Cold meds

I’ve been on cold meds on and off for a few days, mostly on. This morning in the LA Times I came across an unusually lyrical passage for a newspaper and I read it aloud to my wife. It was about oil pumps and mechanical giraffes and I just dug it to death. She nodded, pretending to listen. The passage flowed nicely as I spoke it instead of coming out word salad. It was the first thing I’d been able to read aloud in a year at least. I tried it again later with another paragraph in the Times, reading aloud to myself. I got through the whole paragraph coherently.
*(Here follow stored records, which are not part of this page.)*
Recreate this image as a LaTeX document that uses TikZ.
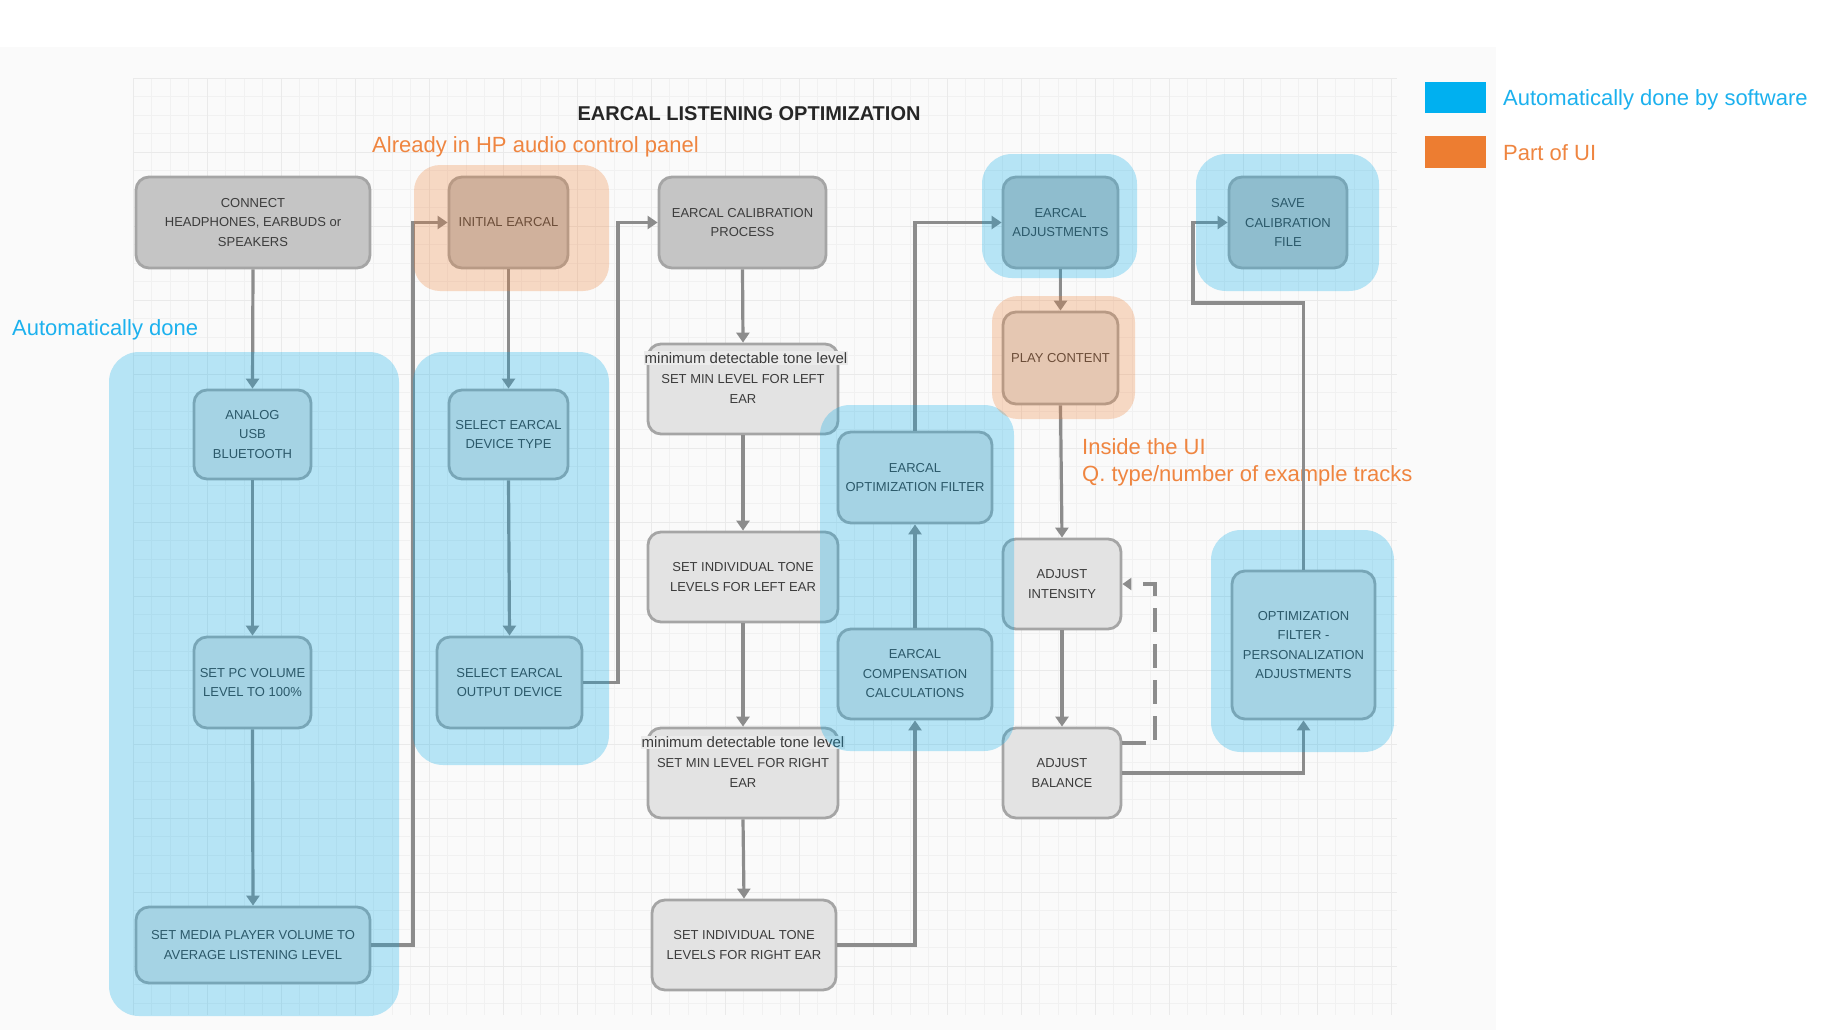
\documentclass[tikz,border=0pt]{standalone}
\usepackage{fontspec}
\setmainfont{Liberation Sans}
\usetikzlibrary{arrows.meta,calc}
\definecolor{boxdark}{HTML}{C5C5C5}
\definecolor{boxlight}{HTML}{E3E3E3}
\definecolor{boxline}{HTML}{A5A5A5}
\definecolor{txt}{HTML}{3C3C3C}
\definecolor{arr}{HTML}{8C8C8C}
\definecolor{haloblue}{HTML}{00A9E8}
\definecolor{haloorange}{HTML}{EE7D31}
\definecolor{legblue}{HTML}{00B0F0}
\definecolor{legorange}{HTML}{ED7D31}
\definecolor{bluetxt}{HTML}{1CB1EE}
\definecolor{orangetxt}{HTML}{EF8540}
\definecolor{gridminor}{HTML}{F1F1F1}
\definecolor{gridmajor}{HTML}{EAEAEA}
\definecolor{panel}{HTML}{FAFAFA}
\begin{document}
\begin{tikzpicture}[x=1pt,y=-1pt,
  nbox/.style={draw=boxline, line width=2.8pt, rounded corners=13pt, align=center,
    font=\fontsize{13}{19.5}\selectfont, text=txt, inner sep=0pt},
  dk/.style={nbox, fill=boxdark},
  lt/.style={nbox, fill=boxlight},
  flow/.style={draw=arr, line width=3.2pt, -{Triangle[width=13pt,length=10pt]}},
  dashflow/.style={draw=arr, line width=3.2pt, dash pattern=on 24pt off 12pt, -{Triangle[width=12pt,length=9pt]}},
  halob/.style={fill=haloblue, fill opacity=0.27, rounded corners=30pt},
  haloo/.style={fill=haloorange, fill opacity=0.27, rounded corners=26pt},
  minlab/.style={fill=white!92!black, text=txt, inner sep=1pt, font=\fontsize{15}{17}\selectfont},
  orangelbl/.style={text=orangetxt, font=\fontsize{22}{26}\selectfont, anchor=west, inner sep=0pt},
  bluelbl/.style={text=bluetxt, font=\fontsize{22}{26}\selectfont, anchor=west, inner sep=0pt}
]
\useasboundingbox (0,0) rectangle (1840,1036);
\fill[white] (0,0) rectangle (1840,1036);
\fill[panel] (0,47) rectangle (1496,1030);
% grid
\foreach \i in {0,...,68} {\draw[gridminor, line width=0.9pt] ({133+\i*18.5},78) -- ({133+\i*18.5},1015);}
\foreach \j in {0,...,50} {\draw[gridminor, line width=0.9pt] (133,{78+\j*18.5}) -- (1397,{78+\j*18.5});}
\foreach \i in {0,...,17} {\draw[gridmajor, line width=1pt] ({133+\i*74},78) -- ({133+\i*74},1015);}
\foreach \j in {0,...,12} {\draw[gridmajor, line width=1pt] (133,{78+\j*74}) -- (1397,{78+\j*74});}

% title and labels
\node[font=\bfseries\fontsize{20}{24}\selectfont, text=black!85] (title) at (749,114) {EARCAL LISTENING OPTIMIZATION};
\node[orangelbl] (lblhp) at (372,147) {Already in HP audio control panel};
\node[bluelbl] (lblauto) at (12,330) {Automatically done};
\node[orangelbl] (lblui) at (1082,447) {Inside the UI};
\node[orangelbl] (lblq) at (1082,476) {Q. type/number of example tracks};

% nodes
\node[dk, minimum width=234pt, minimum height=91pt] (connect) at (253,222.5) {CONNECT\\HEADPHONES, EARBUDS or\\SPEAKERS};
\node[dk, minimum width=119pt, minimum height=91pt] (init) at (508.5,222.5) {INITIAL EARCAL};
\node[dk, minimum width=167pt, minimum height=91pt] (calib) at (742.5,222.5) {EARCAL CALIBRATION\\PROCESS};
\node[dk, minimum width=115pt, minimum height=91pt] (adj) at (1060.5,222.5) {EARCAL\\ADJUSTMENTS};
\node[dk, minimum width=118pt, minimum height=91pt] (save) at (1288,222.5) {SAVE\\CALIBRATION\\FILE};
\node[lt, minimum width=115pt, minimum height=92pt] (play) at (1060.5,358) {PLAY CONTENT};

\node[lt, minimum width=117pt, minimum height=89pt] (analog) at (252.5,434.5) {ANALOG\\USB\\BLUETOOTH};
\node[lt, minimum width=117pt, minimum height=91pt] (setpc) at (252.5,682.5) {SET PC VOLUME\\LEVEL TO 100\%};
\node[lt, minimum width=234pt, minimum height=76pt] (media) at (253,945) {SET MEDIA PLAYER VOLUME TO\\AVERAGE LISTENING LEVEL};

\node[lt, minimum width=119pt, minimum height=89pt] (devtype) at (508.5,434.5) {SELECT EARCAL\\DEVICE TYPE};
\node[lt, minimum width=145pt, minimum height=91pt] (outdev) at (509.5,682.5) {SELECT EARCAL\\OUTPUT DEVICE};

\node[lt, minimum width=190pt, minimum height=90pt] (minl) at (743,389) {SET MIN LEVEL FOR LEFT\\EAR};
\node[minlab] (minllab) at (746,358) {minimum detectable tone level};
\node[lt, minimum width=190pt, minimum height=90pt] (setl) at (743,577) {SET INDIVIDUAL TONE\\LEVELS FOR LEFT EAR};
\node[lt, minimum width=190pt, minimum height=90pt] (minr) at (743,773) {SET MIN LEVEL FOR RIGHT\\EAR};
\node[minlab] (minrlab) at (743,742) {minimum detectable tone level};
\node[lt, minimum width=184pt, minimum height=90pt] (setr) at (744,945) {SET INDIVIDUAL TONE\\LEVELS FOR RIGHT EAR};

\node[lt, minimum width=154pt, minimum height=91pt] (optf) at (915,477.5) {EARCAL\\OPTIMIZATION FILTER};
\node[lt, minimum width=154pt, minimum height=90pt] (comp) at (915,674) {EARCAL\\COMPENSATION\\CALCULATIONS};

\node[lt, minimum width=118pt, minimum height=90pt] (intens) at (1062,584) {ADJUST\\INTENSITY};
\node[lt, minimum width=118pt, minimum height=90pt] (bal) at (1062,773) {ADJUST\\BALANCE};
\node[lt, minimum width=143pt, minimum height=148pt] (pers) at (1303.5,645) {OPTIMIZATION\\FILTER -\\PERSONALIZATION\\ADJUSTMENTS};

% connectors
\draw[flow] (connect.south) -- (analog.north);
\draw[flow] (analog.south) -- (setpc.north);
\draw[flow] (setpc.south) -- (media.north);
\coordinate (k0) at (413,945);
\draw[flow] (media.east) -- (k0) |- (init.west);
\draw[flow] (init.south) -- (devtype.north);
\draw[flow] (devtype.south) -- (outdev.north);
\coordinate (k2) at (618,682.5);
\draw[flow] (outdev.east) -- (k2) |- (calib.west);
\draw[flow] (calib.south) -- (minl.north);
\draw[flow] (minl.south) -- (setl.north);
\draw[flow] (setl.south) -- (minr.north);
\draw[flow] (minr.south) -- (setr.north);
\draw[flow] (setr.east) -| (comp.south);
\draw[flow] (comp.north) -- (optf.south);
\draw[flow] (optf.north) |- (adj.west);
\draw[flow] (adj.south) -- (play.north);
\draw[flow] (play.south) -- (intens.north);
\draw[flow] (intens.south) -- (bal.north);
\draw[flow] (bal.east) -| (pers.south);
\coordinate (k1) at (1193,303);
\draw[flow] (pers.north) |- (k1) |- (save.west);
\coordinate (k3) at (1155,743);
\draw[dashflow] (bal.east |- k3) -- (k3) |- (intens.east);

% halos
\fill[halob] (109,352) rectangle (399,1016);
\fill[halob] (413,352) rectangle (609,765);
\fill[halob] (820,405) rectangle (1014,751);
\fill[halob] (1211,530) rectangle (1394,752);
\fill[halob] (982,154) rectangle (1137,278);
\fill[halob] (1196,154) rectangle (1379,291);
\fill[haloo] (414,165) rectangle (609,291);
\fill[haloo] (992,296) rectangle (1135,419);

% legend
\fill[legblue] (1425,82) rectangle (1486,113);
\node[bluelbl] (legb) at (1503,100) {Automatically done by software};
\fill[legorange] (1425,136) rectangle (1486,168);
\node[orangelbl] (lego) at (1503,153) {Part of UI};
\end{tikzpicture}
\end{document}
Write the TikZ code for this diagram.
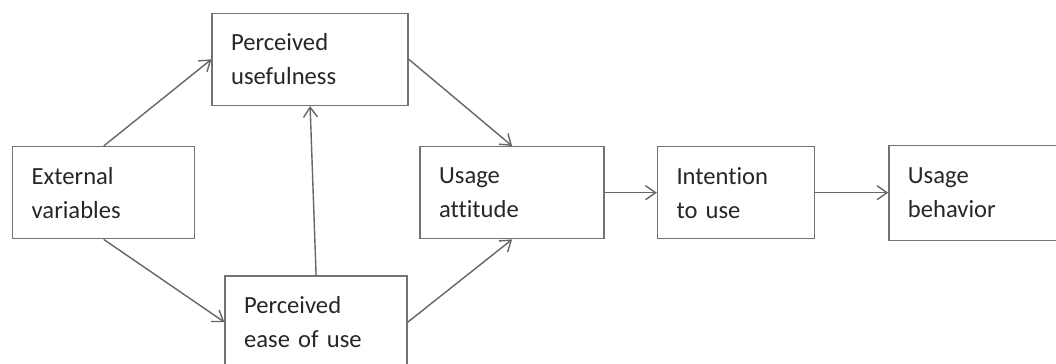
\documentclass[tikz,border=0pt]{standalone}
\usepackage{fontspec}
\setmainfont{Carlito}[Ligatures=NoCommon, WordSpace=0.85]
\usepackage{tikz}
\usetikzlibrary{arrows.meta, positioning}
\usepackage{xcolor}

\begin{document}
\begin{tikzpicture}[
    >={Straight Barb[length=2mm, width=2.8mm]},
    box/.style={
        draw=black!55,
        line width=0.8pt,
        minimum height=1.84cm,
        inner xsep=0.38cm,
        align=left,
        text=black!85,
        font=\fontsize{14pt}{19.3pt}\selectfont
    },
    link/.style={->, draw=black!60, line width=0.8pt}
]

\useasboundingbox (0,0) rectangle (21.12,-7.26);

% Nodes
\node[box, text width=2.88cm, anchor=north west] (ext) at (0.24,-2.92) {External\\variables};
\node[box, text width=3.16cm, above right=0.8cm and 0.32cm of ext] (pu) {Perceived\\usefulness};
\node[box, text width=2.88cm, below right=0.72cm and 0.58cm of ext] (peou) {Perceived\\ease of use};
\node[box, text width=2.92cm, right=4.48cm of ext] (ua) {Usage\\attitude};
\node[box, text width=2.38cm, right=1.04cm of ua] (itu) {Intention\\to use};
\node[box, text width=2.66cm, minimum height=1.9cm, right=1.46cm of itu] (ub) {Usage\\behavior};

% Links into the two perceptions
\draw[link] (ext.north) -- (pu.west);
\draw[link] (ext.south) -- (peou.west);
\draw[link] (peou.north) -- (pu.south);

% Links into attitude
\draw[link] (pu.east) -- (ua.north);
\draw[link] (peou.east) -- (ua.south);

% Main horizontal flow
\draw[link] (ua.east) -- (itu.west);
\draw[link] (itu.east) -- (ub.west);

\end{tikzpicture}
\end{document}
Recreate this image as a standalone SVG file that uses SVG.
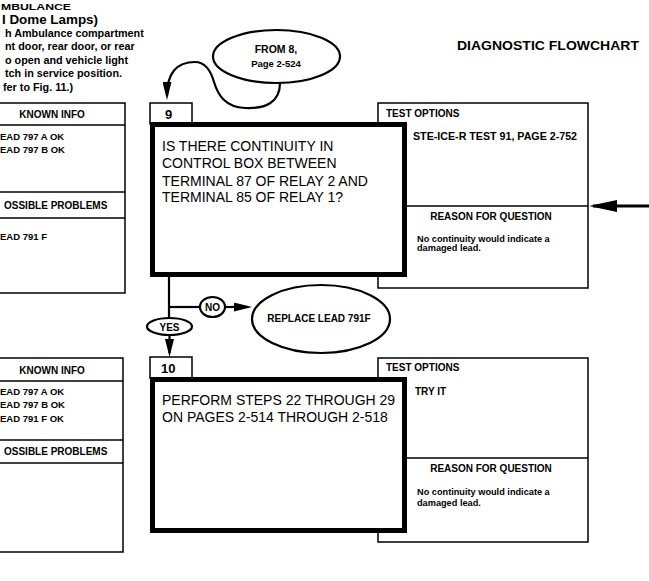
<svg xmlns="http://www.w3.org/2000/svg" width="649" height="581" viewBox="0 0 649 581">
<style>
text{font-family:"Liberation Sans",Arial,sans-serif;fill:#000}
.b{font-weight:bold}
.big{font-size:14px}
.lab{font-size:13px;font-weight:bold}
.hd{font-size:10px;font-weight:bold}
.sm{font-size:9.5px;font-weight:bold}
.tiny{font-size:9.2px;font-weight:bold}
.thin{fill:#fff;stroke:#000;stroke-width:1.5}
.thick{fill:#fff;stroke:#000;stroke-width:5}
.ln{fill:none;stroke:#000;stroke-width:1.5}
.conn{fill:none;stroke:#000;stroke-width:2.2}
</style>
<defs>
<marker id="ah" viewBox="0 0 18 9" refX="14" refY="4.5" markerWidth="18" markerHeight="9" markerUnits="userSpaceOnUse" orient="auto"><path d="M0,0 L18,4.5 L0,9 z" fill="#000"/></marker>
<marker id="ahb" viewBox="0 0 28 12" refX="24" refY="6" markerWidth="28" markerHeight="12" markerUnits="userSpaceOnUse" orient="auto"><path d="M0,0 L28,6 L0,12 z" fill="#000"/></marker>
</defs>
<rect width="649" height="581" fill="#fff"/>

<g id="intro">
<text class="b" x="1" y="9.8" font-size="9.8" textLength="70" lengthAdjust="spacingAndGlyphs">MBULANCE</text>
<text class="b" x="2" y="23.5" font-size="12.8" textLength="96" lengthAdjust="spacingAndGlyphs">l Dome Lamps)</text>
<text class="b" x="5" y="36.5" font-size="10.8">h Ambulance compartment</text>
<text class="b" x="5" y="50" font-size="10.8">nt door, rear door, or rear</text>
<text class="b" x="5" y="63.5" font-size="10.8">o open and vehicle light</text>
<text class="b" x="5" y="77" font-size="10.8">tch in service position.</text>
<text class="b" x="3" y="90.5" font-size="10.8">fer to Fig. 11.)</text>
</g>

<g id="title">
<text class="b" x="457" y="50" font-size="12.5" textLength="182" lengthAdjust="spacingAndGlyphs">DIAGNOSTIC FLOWCHART</text>
</g>

<g id="info9">
<rect class="thin" x="-5" y="103" width="130" height="190"/>
<line class="ln" x1="-5" y1="125" x2="125" y2="125"/>
<line class="ln" x1="-5" y1="192" x2="125" y2="192"/>
<line class="ln" x1="-5" y1="218" x2="125" y2="218"/>
<text class="hd" x="52" y="118" text-anchor="middle">KNOWN INFO</text>
<text class="sm" x="0" y="140">EAD 797 A OK</text>
<text class="sm" x="0" y="153">EAD 797 B OK</text>
<text class="hd" x="4" y="209">OSSIBLE PROBLEMS</text>
<text class="sm" x="0" y="240">EAD 791 F</text>
</g>

<g id="info10">
<rect class="thin" x="-5" y="358" width="128" height="194"/>
<line class="ln" x1="-5" y1="381" x2="123" y2="381"/>
<line class="ln" x1="-5" y1="440" x2="123" y2="440"/>
<line class="ln" x1="-5" y1="463" x2="123" y2="463"/>
<text class="hd" x="52" y="374" text-anchor="middle">KNOWN INFO</text>
<text class="sm" x="0" y="395">EAD 797 A OK</text>
<text class="sm" x="0" y="408">EAD 797 B OK</text>
<text class="sm" x="0" y="422">EAD 791 F OK</text>
<text class="hd" x="4" y="455">OSSIBLE PROBLEMS</text>
</g>

<g id="from8">
<ellipse class="conn" cx="276.5" cy="56.5" rx="63.5" ry="26.5" fill="#fff"/>
<text class="b" x="276" y="53" font-size="10.5" text-anchor="middle">FROM 8,</text>
<text class="b" x="276" y="67" font-size="9.5" text-anchor="middle">Page 2-524</text>
</g>

<g id="opts9">
<rect class="thin" x="378" y="103" width="210" height="185"/>
<line class="ln" x1="405" y1="206" x2="588" y2="206"/>
<text class="hd" x="386" y="117">TEST OPTIONS</text>
<text class="hd" x="413" y="140" textLength="164" lengthAdjust="spacingAndGlyphs">STE-ICE-R TEST 91, PAGE 2-752</text>
<text class="hd" x="491" y="220" text-anchor="middle">REASON FOR QUESTION</text>
<text class="tiny" x="417" y="241.5">No continuity would indicate a</text>
<text class="tiny" x="417" y="251">damaged lead.</text>
</g>

<g id="step9">
<rect class="thin" x="150" y="103" width="42" height="21"/>
<text class="lab" x="165" y="119">9</text>
<rect class="thick" x="152.5" y="124.5" width="252" height="150"/>
<text class="big" x="162" y="151">IS THERE CONTINUITY IN</text>
<text class="big" x="162" y="168">CONTROL BOX BETWEEN</text>
<text class="big" x="162" y="185.5">TERMINAL 87 OF RELAY 2 AND</text>
<text class="big" x="162" y="202">TERMINAL 85 OF RELAY 1?</text>
</g>

<g id="opts10">
<rect class="thin" x="378" y="358" width="210" height="184"/>
<line class="ln" x1="405" y1="458" x2="588" y2="458"/>
<text class="hd" x="386" y="371">TEST OPTIONS</text>
<text class="hd" x="415" y="395">TRY IT</text>
<text class="hd" x="491" y="472" text-anchor="middle">REASON FOR QUESTION</text>
<text class="tiny" x="417" y="495">No continuity would indicate a</text>
<text class="tiny" x="417" y="506">damaged lead.</text>
</g>

<g id="step10">
<rect class="thin" x="150" y="357" width="42" height="21"/>
<text class="lab" x="161" y="373">10</text>
<rect class="thick" x="152.5" y="379.5" width="252" height="151"/>
<text class="big" x="162" y="405">PERFORM STEPS 22 THROUGH 29</text>
<text class="big" x="162" y="422">ON PAGES 2-514 THROUGH 2-518</text>
</g>

<g id="replace">
<ellipse class="conn" cx="321" cy="319" rx="69" ry="34" fill="#fff"/>
<text class="hd" x="319" y="322" text-anchor="middle">REPLACE LEAD 791F</text>
</g>

<g id="connectors">
<path class="conn" d="M280 83 C280 102 266 109 245 108 C225 107 218 95 214 82 C210 68 204 62 195 62 C178 62 167 72 167 96" marker-end="url(#ah)"/>
<line class="conn" x1="169" y1="277" x2="169" y2="318"/>
<line class="conn" x1="169" y1="307" x2="200" y2="307"/>
<line class="conn" x1="225" y1="307" x2="248" y2="307" marker-end="url(#ah)"/>
<line class="conn" x1="169.5" y1="335" x2="169.5" y2="353" marker-end="url(#ah)"/>
<line x1="649" y1="206" x2="593" y2="206" stroke="#000" stroke-width="3" marker-end="url(#ahb)"/>
<ellipse class="conn" cx="212.5" cy="307" rx="12.5" ry="10" fill="#fff"/>
<text class="hd" x="212.5" y="311" text-anchor="middle" font-size="9.5">NO</text>
<ellipse class="conn" cx="169.5" cy="326.5" rx="22.5" ry="8.5" fill="#fff"/>
<text class="hd" x="169.5" y="330.5" text-anchor="middle" font-size="9.5">YES</text>
</g>
</svg>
Then another. Then I tried an essay (“Citizen Kahn”) I wrote yesterday. The words flowed mostly, stumbling just a little, not enough to annoy a listener. I read the whole thing aloud in my big silverback dulcet tone, no stops or umms or repeated words repeated or missing verbs or cursing and confusion and stopping and giving up. No stuttering on their and they’re but not there. By the end I could feel the spazzy electric buzz in my jaw so didn’t push it any further. But still—there’s must be something in cold meds that suppresses some of my epileptic symptoms. Not all of them. It doesn’t stop hypergraphia (hence this) but it did let me read aloud. Groovy. I can swill cold meds and go to beatnik coffee houses and read my weirdest shit to wide eyed college coeds. Or I can read aloud and nod off in front of the television in an antihistamine stupor. Sounds like weed, actually, except NyQuil doesn’t make you hungry. Or horny. Or giggling at the stupidest things.

Dig that crazy long paragraph. Time to stop writing.